**Exercise details**
Repeat each line exactly, leaving nothing out.

**Information supplied**
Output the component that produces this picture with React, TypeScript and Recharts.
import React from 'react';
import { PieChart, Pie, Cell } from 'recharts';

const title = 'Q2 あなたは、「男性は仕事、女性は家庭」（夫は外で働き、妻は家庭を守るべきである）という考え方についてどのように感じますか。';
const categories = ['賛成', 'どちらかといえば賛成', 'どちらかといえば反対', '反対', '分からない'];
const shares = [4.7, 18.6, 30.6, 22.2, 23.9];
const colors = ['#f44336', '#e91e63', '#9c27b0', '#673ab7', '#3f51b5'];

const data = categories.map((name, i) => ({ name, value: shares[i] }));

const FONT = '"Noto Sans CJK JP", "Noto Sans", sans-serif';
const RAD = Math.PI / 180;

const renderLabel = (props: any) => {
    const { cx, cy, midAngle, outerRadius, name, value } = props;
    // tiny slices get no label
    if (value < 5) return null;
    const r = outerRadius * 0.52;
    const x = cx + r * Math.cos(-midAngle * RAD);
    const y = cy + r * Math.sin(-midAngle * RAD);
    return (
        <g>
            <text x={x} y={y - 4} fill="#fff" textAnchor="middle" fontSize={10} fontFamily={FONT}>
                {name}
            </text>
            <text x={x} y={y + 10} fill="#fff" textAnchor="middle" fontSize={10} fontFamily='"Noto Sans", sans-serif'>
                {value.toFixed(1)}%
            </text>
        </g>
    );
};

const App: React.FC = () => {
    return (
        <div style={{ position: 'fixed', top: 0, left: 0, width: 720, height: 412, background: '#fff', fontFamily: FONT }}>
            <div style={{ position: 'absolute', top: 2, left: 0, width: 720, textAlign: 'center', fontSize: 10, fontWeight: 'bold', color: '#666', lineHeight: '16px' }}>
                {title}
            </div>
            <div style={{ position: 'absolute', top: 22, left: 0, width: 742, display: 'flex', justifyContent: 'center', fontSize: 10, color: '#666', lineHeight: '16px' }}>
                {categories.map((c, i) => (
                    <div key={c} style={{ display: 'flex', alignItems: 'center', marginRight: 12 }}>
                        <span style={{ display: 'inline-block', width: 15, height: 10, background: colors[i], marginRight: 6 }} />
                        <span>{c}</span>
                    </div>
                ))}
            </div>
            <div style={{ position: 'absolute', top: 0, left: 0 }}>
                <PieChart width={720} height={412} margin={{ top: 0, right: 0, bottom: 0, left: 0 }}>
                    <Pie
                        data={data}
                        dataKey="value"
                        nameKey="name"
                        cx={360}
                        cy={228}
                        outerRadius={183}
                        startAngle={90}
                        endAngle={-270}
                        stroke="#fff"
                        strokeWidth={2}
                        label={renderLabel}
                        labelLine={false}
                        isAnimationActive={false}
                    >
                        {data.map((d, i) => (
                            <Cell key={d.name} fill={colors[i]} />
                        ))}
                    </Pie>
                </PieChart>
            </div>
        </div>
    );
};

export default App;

**Expected answer**
Output the component that produces this picture with React, TypeScript and Recharts.
import React from 'react';
import { PieChart, Pie, Cell } from 'recharts';

const title = 'Q2 あなたは、「男性は仕事、女性は家庭」（夫は外で働き、妻は家庭を守るべきである）という考え方についてどのように感じますか。';
const categories = ['賛成', 'どちらかといえば賛成', 'どちらかといえば反対', '反対', '分からない'];
const shares = [4.7, 18.6, 30.6, 22.2, 23.9];
const colors = ['#f44336', '#e91e63', '#9c27b0', '#673ab7', '#3f51b5'];

const data = categories.map((name, i) => ({ name, value: shares[i] }));

const FONT = '"Noto Sans CJK JP", "Noto Sans", sans-serif';
const RAD = Math.PI / 180;

const renderLabel = (props: any) => {
    const { cx, cy, midAngle, outerRadius, name, value } = props;
    // tiny slices get no label
    if (value < 5) return null;
    const r = outerRadius * 0.52;
    const x = cx + r * Math.cos(-midAngle * RAD);
    const y = cy + r * Math.sin(-midAngle * RAD);
    return (
        <g>
            <text x={x} y={y - 4} fill="#fff" textAnchor="middle" fontSize={10} fontFamily={FONT}>
                {name}
            </text>
            <text x={x} y={y + 10} fill="#fff" textAnchor="middle" fontSize={10} fontFamily='"Noto Sans", sans-serif'>
                {value.toFixed(1)}%
            </text>
        </g>
    );
};

const App: React.FC = () => {
    return (
        <div style={{ position: 'fixed', top: 0, left: 0, width: 720, height: 412, background: '#fff', fontFamily: FONT }}>
            <div style={{ position: 'absolute', top: 2, left: 0, width: 720, textAlign: 'center', fontSize: 10, fontWeight: 'bold', color: '#666', lineHeight: '16px' }}>
                {title}
            </div>
            <div style={{ position: 'absolute', top: 22, left: 0, width: 742, display: 'flex', justifyContent: 'center', fontSize: 10, color: '#666', lineHeight: '16px' }}>
                {categories.map((c, i) => (
                    <div key={c} style={{ display: 'flex', alignItems: 'center', marginRight: 12 }}>
                        <span style={{ display: 'inline-block', width: 15, height: 10, background: colors[i], marginRight: 6 }} />
                        <span>{c}</span>
                    </div>
                ))}
            </div>
            <div style={{ position: 'absolute', top: 0, left: 0 }}>
                <PieChart width={720} height={412} margin={{ top: 0, right: 0, bottom: 0, left: 0 }}>
                    <Pie
                        data={data}
                        dataKey="value"
                        nameKey="name"
                        cx={360}
                        cy={228}
                        outerRadius={183}
                        startAngle={90}
                        endAngle={-270}
                        stroke="#fff"
                        strokeWidth={2}
                        label={renderLabel}
                        labelLine={false}
                        isAnimationActive={false}
                    >
                        {data.map((d, i) => (
                            <Cell key={d.name} fill={colors[i]} />
                        ))}
                    </Pie>
                </PieChart>
            </div>
        </div>
    );
};

export default App;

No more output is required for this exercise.